With the negative fallout of announcing its date of withdrawal becoming obvious, the US is now going out of its way to send the message that it will be around for as long as it takes to put things on the right track. Generals Kayani and Shuja Pasha may find that their overreach in Afghanistan may yet cost them dear.
One consequence of the US blunder was that India began hedging against a precipitate American withdrawal. This has been manifested by a conscious decision to repair ties with Iran, the only country through which New Delhi can directly intervene in Afghan affairs. India formally opposed the new US sanctions on Iran and expressed skepticism about the success of the United Nations sanctions.
Iran
Earlier this month, the foreign ministers of the two countries presided over the 16th Joint Commission meeting between the two countries and signed six minor pacts signaling that New Delhi wished to retain normal, if not close, relations with Teheran, despite the recent imposition of UN sanctions on Iran. This way, India has signaled that it is prepared for the US cutting and running and will continue to be involved in Afghanistan, no matter how the Washington-Islamabad duet plays out.

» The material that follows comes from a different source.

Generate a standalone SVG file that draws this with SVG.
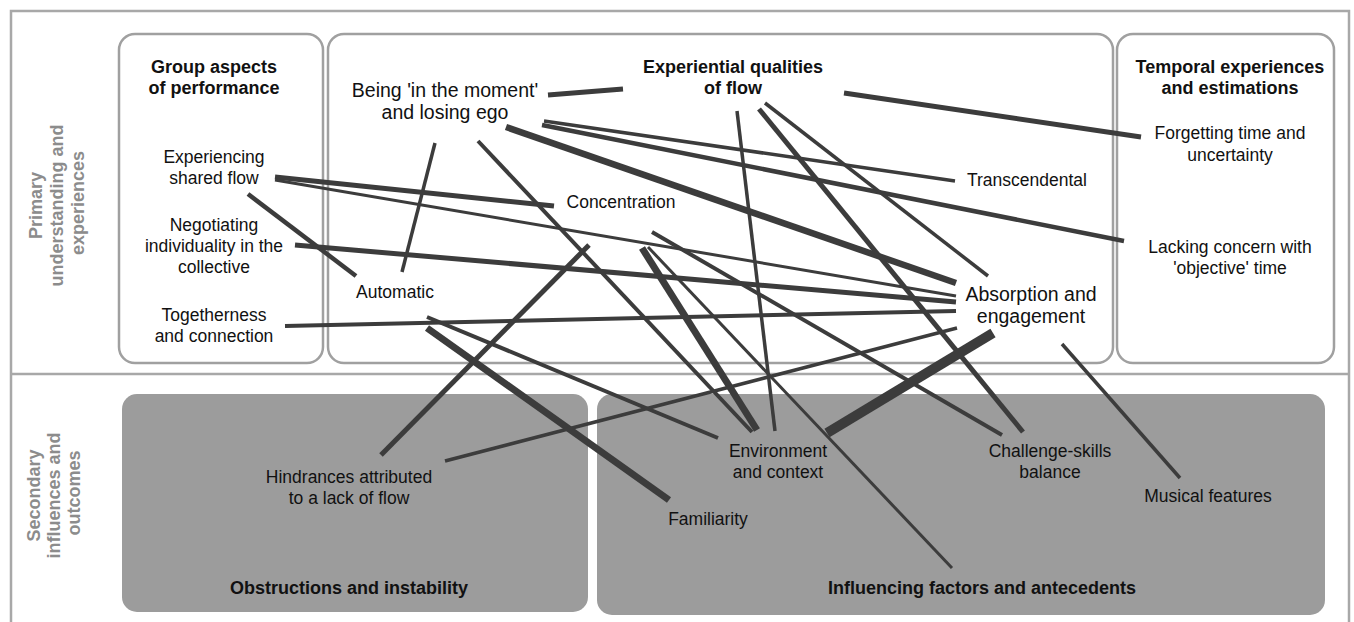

As it is, that act is not sounding too good now. Pakistan’s blatant end-run around the US in Afghanistan has become obvious. So we are finding a much more cynical American attitude towards the Pakistanis. Reports in the American media, investigations by their Congressional committees have begun focusing on the GHQ’s favourite jihadi group—the Lashkar-e-Tayyeba. The more ominous ones say that the Lashkar has now fully become party to the war against the United States forces in Afghanistan.
Meanwhile even as the GHQ focuses on the Afghan front, the time bomb that is Pakistan itself continues to tick. The Tehreek-e-Taliban Pakistan attack on the shrine of Datta Ganj Baksh, said by some to be Lahore’s patron saint, brought home the lesson that is driven home to children: if you play with fire, you could burn yourself.
Pakistan is like a bomb whose fuse has been lit on two ends. Contrary to popular perception, those two ends are not in Kabul and New Delhi, but within Pakistan itself.